Lexus debuted the LS 600h L in 2007 for the 2008 model year, retiring the hybrid trim in 2016. Its heart was a 5.0-liter naturally aspirated V8, and when combined with an electric motor, combined output came to 439 horsepower and 385 pound-feet of torque. The fifth generation introduced the LS 500h that switched to a naturally aspirated 3.5-liter V6, producing a combined 354 hp and 369 lb-ft., taking second place in output to the twin-turbo V6 in the non-hybrid LS 500 with 416 hp and 442 lb-ft.
If Lexus were to double back to a V8 after experimenting with a V6 hybrid for four years, some question which V8 would get the nod. The old V8, codenamed 2UR-FSE and still in use in the Lexus LC as the 2UR-GSE, dates back 14 years and is scheduled to retire in two years when the LC-F introduces Lexus' new twin-turbo V8. According to leaked dealer information, that's the same year Toyota and Lexus will stop offering V8 engines in any model with an MSRP under $90,000. Toyota has shied away from turbocharged hybrids, but the next-generation Tundra could change that if rumors of the 3.5-liter twin-turbo V6 i-Force Max engine come true.
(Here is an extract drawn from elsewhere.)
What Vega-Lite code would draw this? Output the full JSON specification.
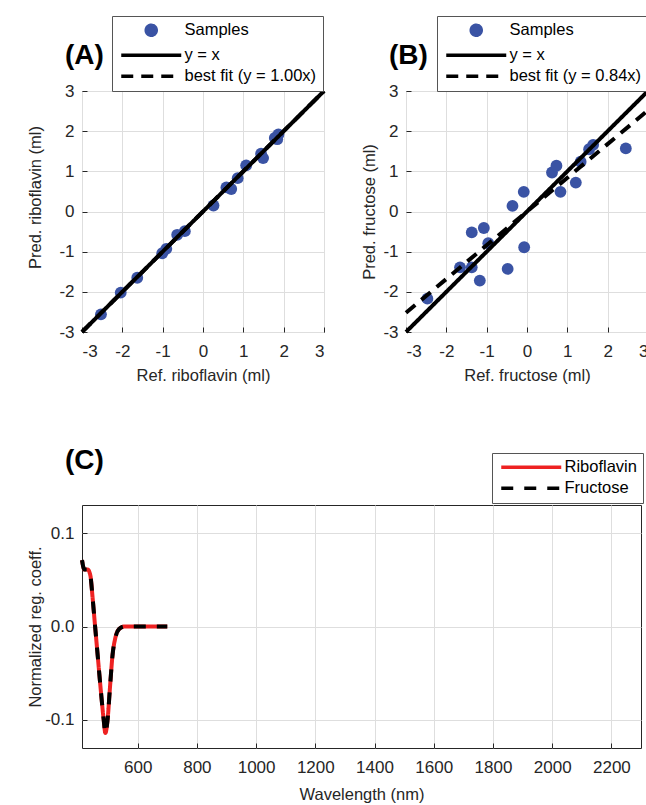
{
  "$schema": "https://vega.github.io/schema/vega-lite/v6.json",
  "background": "white",
  "padding": {"left": 26, "top": 15, "right": 0, "bottom": 0},
  "config": {
    "font": "Liberation Sans",
    "locale": {"number": {"decimal": ".", "thousands": "", "grouping": [3], "currency": ["$", ""], "minus": "-"}},
    "view": {"stroke": "#262626", "strokeWidth": 1},
    "axis": {"domain": false, "grid": true, "gridColor": "#dedede", "gridWidth": 1, "ticks": true, "tickSize": -5, "tickColor": "#262626", "labelPadding": 13, "labelFont": "Liberation Sans", "labelFontSize": 17, "labelColor": "#262626", "titleFont": "Liberation Sans", "titleFontSize": 16.5, "titleFontWeight": "normal", "titleColor": "#262626"},
    "axisX": {"labelPadding": 16},
    "legend": {"labelFont": "Liberation Sans", "labelFontSize": 16.5, "labelColor": "black", "strokeColor": "#555555", "fillColor": "white", "padding": 6, "rowPadding": 4, "symbolStrokeWidth": 3.5, "symbolSize": 100, "symbolOffset": 25, "labelOffset": 25},
    "title": {"font": "Liberation Sans", "fontSize": 28, "fontWeight": "bold", "color": "black", "anchor": "start", "baseline": "alphabetic", "frame": "group"}
  },
  "datasets": {
    "ribo": [
      {"ref": -2.53, "pred": -2.56}, {"ref": -2.04, "pred": -2.02}, {"ref": -1.63, "pred": -1.65},
      {"ref": -1.01, "pred": -1.04}, {"ref": -0.91, "pred": -0.93}, {"ref": -0.64, "pred": -0.58},
      {"ref": -0.45, "pred": -0.49}, {"ref": 0.26, "pred": 0.15}, {"ref": 0.58, "pred": 0.60},
      {"ref": 0.70, "pred": 0.56}, {"ref": 0.86, "pred": 0.83}, {"ref": 1.07, "pred": 1.15},
      {"ref": 1.44, "pred": 1.44}, {"ref": 1.49, "pred": 1.33}, {"ref": 1.78, "pred": 1.83},
      {"ref": 1.87, "pred": 1.92}, {"ref": 1.84, "pred": 1.80}
    ],
    "fruc": [
      {"ref": -2.47, "pred": -2.17}, {"ref": -1.66, "pred": -1.39}, {"ref": -1.37, "pred": -1.39},
      {"ref": -1.37, "pred": -0.52}, {"ref": -1.17, "pred": -1.72}, {"ref": -1.07, "pred": -0.41},
      {"ref": -0.96, "pred": -0.79}, {"ref": -0.48, "pred": -1.43}, {"ref": -0.36, "pred": 0.14},
      {"ref": -0.07, "pred": -0.89}, {"ref": -0.08, "pred": 0.49}, {"ref": 0.62, "pred": 0.97},
      {"ref": 0.73, "pred": 1.14}, {"ref": 0.83, "pred": 0.49}, {"ref": 1.21, "pred": 0.72},
      {"ref": 1.33, "pred": 1.24}, {"ref": 1.54, "pred": 1.55}, {"ref": 1.64, "pred": 1.66},
      {"ref": 2.45, "pred": 1.57}
    ],
    "diag": [{"ref": -3, "pred": -3}, {"ref": 3, "pred": 3}],
    "fitA": [{"ref": -3, "pred": -3.0}, {"ref": 3, "pred": 3.0}],
    "fitB": [{"ref": -3, "pred": -2.52}, {"ref": 3, "pred": 2.52}],
    "spec": [
      {"wl": 412, "coef": 0.071}, {"wl": 420, "coef": 0.061}, {"wl": 431, "coef": 0.061},
      {"wl": 440, "coef": 0.055}, {"wl": 448, "coef": 0.030}, {"wl": 456, "coef": 0.001},
      {"wl": 465, "coef": -0.031}, {"wl": 476, "coef": -0.070}, {"wl": 485, "coef": -0.099},
      {"wl": 491, "coef": -0.114}, {"wl": 498, "coef": -0.101}, {"wl": 507, "coef": -0.063},
      {"wl": 515, "coef": -0.031}, {"wl": 524, "coef": -0.013}, {"wl": 538, "coef": -0.0025},
      {"wl": 555, "coef": 0.0}, {"wl": 600, "coef": 0.0}, {"wl": 650, "coef": 0.0}, {"wl": 700, "coef": 0.0}
    ]
  },
  "spacing": 62,
  "resolve": {
    "scale": {"color": "independent", "shape": "independent", "strokeDash": "independent"},
    "legend": {"color": "independent", "shape": "independent", "strokeDash": "independent"}
  },
  "vconcat": [
    {
      "spacing": 27,
      "resolve": {
        "scale": {"color": "independent", "shape": "independent", "strokeDash": "independent"},
        "legend": {"color": "independent", "shape": "independent", "strokeDash": "independent"}
      },
      "hconcat": [
        {
          "width": 242, "height": 241,
          "title": {"text": "(A)", "dx": -17, "offset": -54},
          "layer": [
            {
              "data": {"name": "ribo"},
              "mark": {"type": "point", "filled": true, "opacity": 1, "size": 140},
              "encoding": {
                "x": {"field": "ref", "type": "quantitative", "title": "Ref. riboflavin (ml)", "scale": {"domain": [-3, 3], "nice": false}, "axis": {"values": [-3, -2, -1, 0, 1, 2, 3], "titlePadding": 8}},
                "y": {"field": "pred", "type": "quantitative", "title": "Pred. riboflavin (ml)", "scale": {"domain": [-3, 3], "nice": false}, "axis": {"values": [-3, -2, -1, 0, 1, 2, 3], "titleX": -42, "titleY": 106, "titleAngle": 270, "titleBaseline": "alphabetic", "titleAlign": "center"}},
                "color": {"datum": "Samples", "type": "nominal", "scale": {"domain": ["Samples", "y = x", "best fit (y = 1.00x)"], "range": ["#3A53A4", "black", "black"]}, "legend": {"orient": "none", "legendX": 30, "legendY": -75, "title": null, "direction": "vertical"}},
                "shape": {"datum": "Samples", "type": "nominal", "scale": {"domain": ["Samples", "y = x", "best fit (y = 1.00x)"], "range": ["circle", "M-6,0H6", "M-6,0H6"]}, "legend": {"orient": "none", "legendX": 30, "legendY": -75, "title": null, "direction": "vertical"}}
              }
            },
            {
              "data": {"name": "diag"},
              "mark": {"type": "line", "strokeWidth": 4},
              "encoding": {
                "x": {"field": "ref", "type": "quantitative"},
                "y": {"field": "pred", "type": "quantitative"},
                "color": {"datum": "y = x", "type": "nominal"},
                "strokeDash": {"datum": "y = x", "type": "nominal", "scale": {"domain": ["Samples", "y = x", "best fit (y = 1.00x)"], "range": [[1, 0], [1, 0], [12, 8]]}, "legend": {"orient": "none", "legendX": 30, "legendY": -75, "title": null, "direction": "vertical"}}
              }
            },
            {
              "data": {"name": "fitA"},
              "mark": {"type": "line", "strokeWidth": 4},
              "encoding": {
                "x": {"field": "ref", "type": "quantitative"},
                "y": {"field": "pred", "type": "quantitative"},
                "color": {"datum": "best fit (y = 1.00x)", "type": "nominal"},
                "strokeDash": {"datum": "best fit (y = 1.00x)", "type": "nominal"}
              }
            }
          ]
        },
        {
          "width": 242, "height": 241,
          "title": {"text": "(B)", "dx": -17, "offset": -54},
          "layer": [
            {
              "data": {"name": "fruc"},
              "mark": {"type": "point", "filled": true, "opacity": 1, "size": 140},
              "encoding": {
                "x": {"field": "ref", "type": "quantitative", "title": "Ref. fructose (ml)", "scale": {"domain": [-3, 3], "nice": false}, "axis": {"values": [-3, -2, -1, 0, 1, 2, 3], "titlePadding": 8}},
                "y": {"field": "pred", "type": "quantitative", "title": "Pred. fructose (ml)", "scale": {"domain": [-3, 3], "nice": false}, "axis": {"values": [-3, -2, -1, 0, 1, 2, 3], "titleX": -32, "titleY": 120.5, "titleAngle": 270, "titleBaseline": "alphabetic", "titleAlign": "center"}},
                "color": {"datum": "Samples", "type": "nominal", "scale": {"domain": ["Samples", "y = x", "best fit (y = 0.84x)"], "range": ["#3A53A4", "black", "black"]}, "legend": {"orient": "none", "legendX": 31, "legendY": -75, "title": null, "direction": "vertical"}},
                "shape": {"datum": "Samples", "type": "nominal", "scale": {"domain": ["Samples", "y = x", "best fit (y = 0.84x)"], "range": ["circle", "M-6,0H6", "M-6,0H6"]}, "legend": {"orient": "none", "legendX": 31, "legendY": -75, "title": null, "direction": "vertical"}}
              }
            },
            {
              "data": {"name": "diag"},
              "mark": {"type": "line", "strokeWidth": 4},
              "encoding": {
                "x": {"field": "ref", "type": "quantitative"},
                "y": {"field": "pred", "type": "quantitative"},
                "color": {"datum": "y = x", "type": "nominal"},
                "strokeDash": {"datum": "y = x", "type": "nominal", "scale": {"domain": ["Samples", "y = x", "best fit (y = 0.84x)"], "range": [[1, 0], [1, 0], [12, 8]]}, "legend": {"orient": "none", "legendX": 31, "legendY": -75, "title": null, "direction": "vertical"}}
              }
            },
            {
              "data": {"name": "fitB"},
              "mark": {"type": "line", "strokeWidth": 4},
              "encoding": {
                "x": {"field": "ref", "type": "quantitative"},
                "y": {"field": "pred", "type": "quantitative"},
                "color": {"datum": "best fit (y = 0.84x)", "type": "nominal"},
                "strokeDash": {"datum": "best fit (y = 0.84x)", "type": "nominal"}
              }
            }
          ]
        }
      ]
    },
    {
      "width": 559, "height": 243,
      "title": {"text": "(C)", "dx": -17, "offset": -22},
      "data": {"name": "spec"},
      "layer": [
        {
          "mark": {"type": "line", "strokeWidth": 4, "interpolate": "monotone"},
          "encoding": {
            "x": {"field": "wl", "type": "quantitative", "title": "Wavelength (nm)", "scale": {"domain": [412, 2300], "nice": false, "zero": false}, "axis": {"values": [600, 800, 1000, 1200, 1400, 1600, 1800, 2000, 2200], "format": "d", "titlePadding": 11}},
            "y": {"field": "coef", "type": "quantitative", "title": "Normalized reg. coeff.", "scale": {"domain": [-0.13, 0.13], "nice": false}, "axis": {"values": [-0.1, 0, 0.1], "format": ".1f", "titleX": -42, "titleY": 121.5, "titleAngle": 270, "titleBaseline": "alphabetic", "titleAlign": "center"}},
            "color": {"datum": "Riboflavin", "type": "nominal", "scale": {"domain": ["Riboflavin", "Fructose"], "range": ["#EE2222", "black"]}, "legend": {"orient": "none", "legendX": 410, "legendY": -52, "title": null, "direction": "vertical", "symbolType": "M-6,0H6", "rowPadding": 4}},
            "strokeDash": {"datum": "Riboflavin", "type": "nominal", "scale": {"domain": ["Riboflavin", "Fructose"], "range": [[1, 0], [12, 11]]}, "legend": {"orient": "none", "legendX": 410, "legendY": -52, "title": null, "direction": "vertical", "symbolType": "M-6,0H6", "rowPadding": 4}}
          }
        },
        {
          "mark": {"type": "line", "strokeWidth": 4, "interpolate": "monotone"},
          "encoding": {
            "x": {"field": "wl", "type": "quantitative"},
            "y": {"field": "coef", "type": "quantitative"},
            "color": {"datum": "Fructose", "type": "nominal"},
            "strokeDash": {"datum": "Fructose", "type": "nominal"}
          }
        }
      ]
    }
  ]
}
A twin-turbo V8 LS hybrid would rocket the model back to the top of the range in performance and price, and we could see it breaking the "F" seal on the LS lineup, since it would run counter to everything the German competitors are doing with their standard flagship sedans. Or Lexus could remove the turbos for a better compromise of potency and frugality. That is, again, if the V8 rumor comes true.
The second surprise from Mag-X claims Lexus will put a four-cylinder in the LS, which "may be aimed to fill the position of the Lexus GS," the smaller sport sedan confirmed to end production in August. If this happens, it's almost certain the four-cylinder is aimed at overseas markets where BMW and Mercedes sell four-cylinder versions of their biggest executive sedans.
The magazine showed a picture of an LS wearing a touch of camouflage on the front fascia and fenders. We can see slight changes at the base of the spindle grille and edges of the lower bumper, and tweaked daytime driving lights. It looks like there's a new sensor housing in the middle of the grille mesh at the bottom. It's suspected that these are sensors enabling Level 2 autonomy on the refreshed LS, a feature actually predicted for debut later this year on an unnamed Lexus model.